▶ _Exercise inputs_

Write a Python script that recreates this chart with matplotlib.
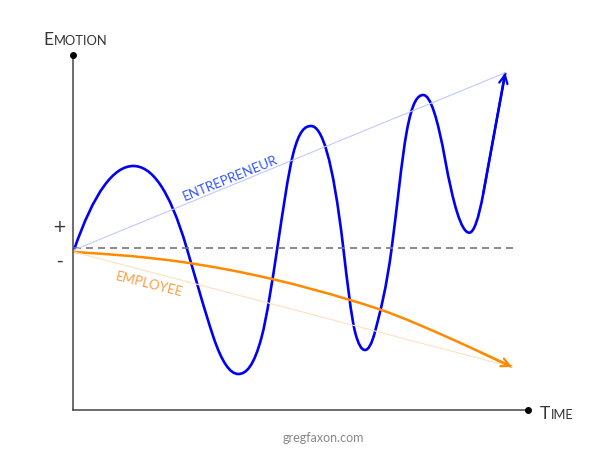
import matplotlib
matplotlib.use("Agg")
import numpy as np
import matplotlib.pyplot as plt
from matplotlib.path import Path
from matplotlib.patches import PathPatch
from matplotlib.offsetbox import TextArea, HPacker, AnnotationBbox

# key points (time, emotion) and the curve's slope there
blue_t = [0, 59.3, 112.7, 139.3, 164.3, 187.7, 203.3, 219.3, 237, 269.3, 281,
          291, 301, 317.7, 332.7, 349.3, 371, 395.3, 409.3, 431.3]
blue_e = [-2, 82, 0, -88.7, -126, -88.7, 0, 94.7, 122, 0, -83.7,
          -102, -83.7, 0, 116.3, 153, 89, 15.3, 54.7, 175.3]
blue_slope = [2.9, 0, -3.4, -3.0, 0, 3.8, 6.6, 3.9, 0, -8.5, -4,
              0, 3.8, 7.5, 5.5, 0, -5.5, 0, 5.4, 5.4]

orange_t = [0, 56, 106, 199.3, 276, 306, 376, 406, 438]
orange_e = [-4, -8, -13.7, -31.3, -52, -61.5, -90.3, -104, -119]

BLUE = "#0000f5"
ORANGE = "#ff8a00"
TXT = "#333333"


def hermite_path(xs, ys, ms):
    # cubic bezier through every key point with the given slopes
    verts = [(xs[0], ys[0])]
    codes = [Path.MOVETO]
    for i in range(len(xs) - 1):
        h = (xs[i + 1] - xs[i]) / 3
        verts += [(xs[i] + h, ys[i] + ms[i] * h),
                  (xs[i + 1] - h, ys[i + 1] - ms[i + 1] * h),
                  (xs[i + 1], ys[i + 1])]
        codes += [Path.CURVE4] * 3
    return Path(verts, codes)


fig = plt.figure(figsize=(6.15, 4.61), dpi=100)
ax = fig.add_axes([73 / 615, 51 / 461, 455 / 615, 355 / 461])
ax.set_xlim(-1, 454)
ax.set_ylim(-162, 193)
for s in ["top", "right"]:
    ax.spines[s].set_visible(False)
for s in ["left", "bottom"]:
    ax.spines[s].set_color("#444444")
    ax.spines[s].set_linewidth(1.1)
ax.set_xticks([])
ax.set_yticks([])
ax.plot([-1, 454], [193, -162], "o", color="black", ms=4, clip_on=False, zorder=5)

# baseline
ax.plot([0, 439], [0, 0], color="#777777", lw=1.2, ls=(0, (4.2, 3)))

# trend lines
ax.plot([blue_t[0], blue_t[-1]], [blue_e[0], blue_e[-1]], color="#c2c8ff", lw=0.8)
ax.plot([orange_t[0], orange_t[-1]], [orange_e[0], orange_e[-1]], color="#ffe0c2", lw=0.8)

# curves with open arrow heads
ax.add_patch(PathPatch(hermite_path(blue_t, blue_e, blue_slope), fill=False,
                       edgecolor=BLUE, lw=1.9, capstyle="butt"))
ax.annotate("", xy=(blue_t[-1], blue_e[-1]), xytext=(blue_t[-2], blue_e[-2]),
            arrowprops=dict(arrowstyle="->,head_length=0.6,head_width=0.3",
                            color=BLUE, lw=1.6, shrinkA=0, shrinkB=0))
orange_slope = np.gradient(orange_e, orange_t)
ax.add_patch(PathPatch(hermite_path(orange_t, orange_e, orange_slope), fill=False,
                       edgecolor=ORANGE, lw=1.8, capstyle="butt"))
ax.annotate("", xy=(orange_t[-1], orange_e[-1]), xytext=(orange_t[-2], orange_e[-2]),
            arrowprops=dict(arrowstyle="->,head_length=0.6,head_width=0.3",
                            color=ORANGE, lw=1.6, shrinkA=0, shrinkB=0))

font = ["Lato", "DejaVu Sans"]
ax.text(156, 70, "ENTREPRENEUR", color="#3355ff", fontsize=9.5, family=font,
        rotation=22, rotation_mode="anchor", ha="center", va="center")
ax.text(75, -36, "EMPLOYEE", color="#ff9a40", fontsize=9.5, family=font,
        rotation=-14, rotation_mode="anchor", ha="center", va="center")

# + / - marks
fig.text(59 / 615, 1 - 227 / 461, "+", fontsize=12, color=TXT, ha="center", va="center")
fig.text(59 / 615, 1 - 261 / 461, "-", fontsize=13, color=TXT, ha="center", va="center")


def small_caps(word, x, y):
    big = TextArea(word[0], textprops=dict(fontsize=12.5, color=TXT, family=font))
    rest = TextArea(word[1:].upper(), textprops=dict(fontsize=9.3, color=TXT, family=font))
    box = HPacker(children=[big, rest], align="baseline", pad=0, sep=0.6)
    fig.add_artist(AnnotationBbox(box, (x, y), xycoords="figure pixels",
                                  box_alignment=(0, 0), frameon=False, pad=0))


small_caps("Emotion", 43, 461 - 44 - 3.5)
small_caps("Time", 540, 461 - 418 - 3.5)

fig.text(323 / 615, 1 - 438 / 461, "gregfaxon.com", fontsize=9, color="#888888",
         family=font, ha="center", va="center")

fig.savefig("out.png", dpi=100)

* * *

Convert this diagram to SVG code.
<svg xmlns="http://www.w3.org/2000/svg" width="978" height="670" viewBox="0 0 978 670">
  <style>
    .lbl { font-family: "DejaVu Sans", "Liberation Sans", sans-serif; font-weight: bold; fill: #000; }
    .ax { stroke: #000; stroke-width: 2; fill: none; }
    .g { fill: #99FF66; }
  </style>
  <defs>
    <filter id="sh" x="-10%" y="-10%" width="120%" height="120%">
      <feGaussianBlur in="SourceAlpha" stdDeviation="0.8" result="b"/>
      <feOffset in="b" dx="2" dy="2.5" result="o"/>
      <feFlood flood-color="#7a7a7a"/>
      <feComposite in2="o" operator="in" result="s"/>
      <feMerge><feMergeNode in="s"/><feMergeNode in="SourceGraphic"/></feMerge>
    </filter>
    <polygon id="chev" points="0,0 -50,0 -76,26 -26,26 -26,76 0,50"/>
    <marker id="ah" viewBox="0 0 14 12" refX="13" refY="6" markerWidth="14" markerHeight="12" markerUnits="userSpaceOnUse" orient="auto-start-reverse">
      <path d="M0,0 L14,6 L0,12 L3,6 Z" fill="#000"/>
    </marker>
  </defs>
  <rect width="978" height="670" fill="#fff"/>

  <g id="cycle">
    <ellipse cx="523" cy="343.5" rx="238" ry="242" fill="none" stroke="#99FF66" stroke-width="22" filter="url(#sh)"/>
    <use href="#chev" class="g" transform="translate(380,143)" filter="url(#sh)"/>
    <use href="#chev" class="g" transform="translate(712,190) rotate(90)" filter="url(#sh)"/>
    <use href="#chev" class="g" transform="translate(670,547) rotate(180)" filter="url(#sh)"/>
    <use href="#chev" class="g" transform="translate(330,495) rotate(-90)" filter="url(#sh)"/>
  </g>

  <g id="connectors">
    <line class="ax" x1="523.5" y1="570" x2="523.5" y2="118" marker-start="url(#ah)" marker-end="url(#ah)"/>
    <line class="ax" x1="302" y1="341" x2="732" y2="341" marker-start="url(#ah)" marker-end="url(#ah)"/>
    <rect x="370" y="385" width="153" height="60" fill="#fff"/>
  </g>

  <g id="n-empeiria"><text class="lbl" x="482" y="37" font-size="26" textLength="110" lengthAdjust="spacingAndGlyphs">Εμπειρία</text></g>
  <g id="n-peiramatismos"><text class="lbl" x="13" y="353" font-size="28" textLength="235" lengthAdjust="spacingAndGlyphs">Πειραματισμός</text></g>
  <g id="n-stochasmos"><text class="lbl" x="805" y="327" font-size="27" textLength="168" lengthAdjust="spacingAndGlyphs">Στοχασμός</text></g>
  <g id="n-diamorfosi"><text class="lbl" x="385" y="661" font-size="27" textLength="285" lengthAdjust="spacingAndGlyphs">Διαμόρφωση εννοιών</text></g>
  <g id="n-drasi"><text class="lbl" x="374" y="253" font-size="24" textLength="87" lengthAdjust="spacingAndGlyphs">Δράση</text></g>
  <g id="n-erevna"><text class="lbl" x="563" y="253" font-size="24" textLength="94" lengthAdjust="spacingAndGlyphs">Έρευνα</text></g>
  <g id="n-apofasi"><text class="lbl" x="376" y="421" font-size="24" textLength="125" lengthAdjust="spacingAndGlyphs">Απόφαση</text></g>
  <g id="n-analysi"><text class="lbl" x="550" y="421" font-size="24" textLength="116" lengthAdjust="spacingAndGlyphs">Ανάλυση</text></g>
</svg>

---

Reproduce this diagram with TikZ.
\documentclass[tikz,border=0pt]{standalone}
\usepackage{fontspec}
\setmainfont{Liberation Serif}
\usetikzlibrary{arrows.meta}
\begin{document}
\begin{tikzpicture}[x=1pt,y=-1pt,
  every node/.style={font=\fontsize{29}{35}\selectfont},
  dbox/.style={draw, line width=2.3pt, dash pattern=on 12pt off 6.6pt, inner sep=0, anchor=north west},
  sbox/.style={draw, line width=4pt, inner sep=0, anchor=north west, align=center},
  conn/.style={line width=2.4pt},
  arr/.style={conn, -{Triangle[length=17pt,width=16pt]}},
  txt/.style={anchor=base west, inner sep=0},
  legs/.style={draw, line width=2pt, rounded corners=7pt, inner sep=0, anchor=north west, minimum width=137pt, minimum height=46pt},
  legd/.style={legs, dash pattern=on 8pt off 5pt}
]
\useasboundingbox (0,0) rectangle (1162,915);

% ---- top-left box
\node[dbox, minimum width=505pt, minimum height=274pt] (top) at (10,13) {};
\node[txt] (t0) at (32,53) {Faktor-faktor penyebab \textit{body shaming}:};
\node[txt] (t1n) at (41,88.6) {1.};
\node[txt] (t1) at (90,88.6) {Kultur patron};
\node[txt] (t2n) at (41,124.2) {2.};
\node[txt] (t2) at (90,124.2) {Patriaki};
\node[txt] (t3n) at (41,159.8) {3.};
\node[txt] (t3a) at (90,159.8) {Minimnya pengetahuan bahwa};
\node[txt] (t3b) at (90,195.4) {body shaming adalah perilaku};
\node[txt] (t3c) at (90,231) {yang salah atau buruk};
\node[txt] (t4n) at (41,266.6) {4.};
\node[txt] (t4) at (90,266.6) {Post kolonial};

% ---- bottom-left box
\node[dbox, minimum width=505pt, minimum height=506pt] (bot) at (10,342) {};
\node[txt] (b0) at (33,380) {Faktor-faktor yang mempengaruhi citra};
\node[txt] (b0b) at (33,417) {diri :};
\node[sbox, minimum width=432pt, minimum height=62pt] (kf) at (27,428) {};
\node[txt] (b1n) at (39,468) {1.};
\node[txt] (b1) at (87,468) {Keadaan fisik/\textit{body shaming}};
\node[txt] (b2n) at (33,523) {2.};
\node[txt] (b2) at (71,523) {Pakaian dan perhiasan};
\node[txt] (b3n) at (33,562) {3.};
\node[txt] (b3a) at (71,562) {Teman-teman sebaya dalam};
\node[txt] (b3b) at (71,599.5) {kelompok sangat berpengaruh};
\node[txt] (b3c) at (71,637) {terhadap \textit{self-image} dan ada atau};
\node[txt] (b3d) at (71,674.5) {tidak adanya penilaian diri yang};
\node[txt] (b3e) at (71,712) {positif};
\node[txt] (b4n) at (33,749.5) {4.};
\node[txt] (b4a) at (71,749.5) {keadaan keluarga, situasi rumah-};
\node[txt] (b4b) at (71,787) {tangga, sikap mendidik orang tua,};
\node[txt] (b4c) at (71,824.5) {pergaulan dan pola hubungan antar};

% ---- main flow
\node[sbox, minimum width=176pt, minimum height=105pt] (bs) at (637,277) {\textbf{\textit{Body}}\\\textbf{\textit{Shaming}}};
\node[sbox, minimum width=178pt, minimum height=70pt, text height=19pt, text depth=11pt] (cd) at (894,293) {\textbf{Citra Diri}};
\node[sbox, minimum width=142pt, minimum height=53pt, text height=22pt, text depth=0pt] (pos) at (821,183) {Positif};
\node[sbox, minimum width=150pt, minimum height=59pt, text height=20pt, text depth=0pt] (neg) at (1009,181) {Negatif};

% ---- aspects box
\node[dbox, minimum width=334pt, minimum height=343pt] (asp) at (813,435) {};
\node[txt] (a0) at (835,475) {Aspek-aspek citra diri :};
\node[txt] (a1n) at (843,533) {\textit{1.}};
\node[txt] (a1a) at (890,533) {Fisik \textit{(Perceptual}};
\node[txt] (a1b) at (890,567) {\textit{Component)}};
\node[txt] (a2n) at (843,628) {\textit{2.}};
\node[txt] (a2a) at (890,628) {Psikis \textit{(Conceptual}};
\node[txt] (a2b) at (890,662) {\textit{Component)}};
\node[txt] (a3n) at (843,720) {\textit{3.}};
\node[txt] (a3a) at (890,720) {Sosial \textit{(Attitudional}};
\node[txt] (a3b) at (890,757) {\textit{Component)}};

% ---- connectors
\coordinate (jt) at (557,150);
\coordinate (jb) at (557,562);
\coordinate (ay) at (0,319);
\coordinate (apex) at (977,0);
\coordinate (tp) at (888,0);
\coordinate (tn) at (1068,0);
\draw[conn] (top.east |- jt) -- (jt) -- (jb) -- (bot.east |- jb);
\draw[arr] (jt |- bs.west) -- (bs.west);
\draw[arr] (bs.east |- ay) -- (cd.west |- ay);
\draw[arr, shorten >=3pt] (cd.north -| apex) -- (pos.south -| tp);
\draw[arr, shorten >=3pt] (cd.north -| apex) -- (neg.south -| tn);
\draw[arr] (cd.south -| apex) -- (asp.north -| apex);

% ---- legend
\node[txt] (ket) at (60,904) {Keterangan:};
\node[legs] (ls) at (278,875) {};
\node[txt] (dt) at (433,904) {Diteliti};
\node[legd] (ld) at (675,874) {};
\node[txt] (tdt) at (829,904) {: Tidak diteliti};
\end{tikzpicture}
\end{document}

▶ _Job_
Begin with the line where "Write a Python" appears and end with the line where "return Path(verts, codes)" appears. Copy only that stretch, exactly, with no pictures.

▶ _Right answer_
Write a Python script that recreates this chart with matplotlib.
import matplotlib
matplotlib.use("Agg")
import numpy as np
import matplotlib.pyplot as plt
from matplotlib.path import Path
from matplotlib.patches import PathPatch
from matplotlib.offsetbox import TextArea, HPacker, AnnotationBbox

# key points (time, emotion) and the curve's slope there
blue_t = [0, 59.3, 112.7, 139.3, 164.3, 187.7, 203.3, 219.3, 237, 269.3, 281,
          291, 301, 317.7, 332.7, 349.3, 371, 395.3, 409.3, 431.3]
blue_e = [-2, 82, 0, -88.7, -126, -88.7, 0, 94.7, 122, 0, -83.7,
          -102, -83.7, 0, 116.3, 153, 89, 15.3, 54.7, 175.3]
blue_slope = [2.9, 0, -3.4, -3.0, 0, 3.8, 6.6, 3.9, 0, -8.5, -4,
              0, 3.8, 7.5, 5.5, 0, -5.5, 0, 5.4, 5.4]

orange_t = [0, 56, 106, 199.3, 276, 306, 376, 406, 438]
orange_e = [-4, -8, -13.7, -31.3, -52, -61.5, -90.3, -104, -119]

BLUE = "#0000f5"
ORANGE = "#ff8a00"
TXT = "#333333"


def hermite_path(xs, ys, ms):
    # cubic bezier through every key point with the given slopes
    verts = [(xs[0], ys[0])]
    codes = [Path.MOVETO]
    for i in range(len(xs) - 1):
        h = (xs[i + 1] - xs[i]) / 3
        verts += [(xs[i] + h, ys[i] + ms[i] * h),
                  (xs[i + 1] - h, ys[i + 1] - ms[i + 1] * h),
                  (xs[i + 1], ys[i + 1])]
        codes += [Path.CURVE4] * 3
    return Path(verts, codes)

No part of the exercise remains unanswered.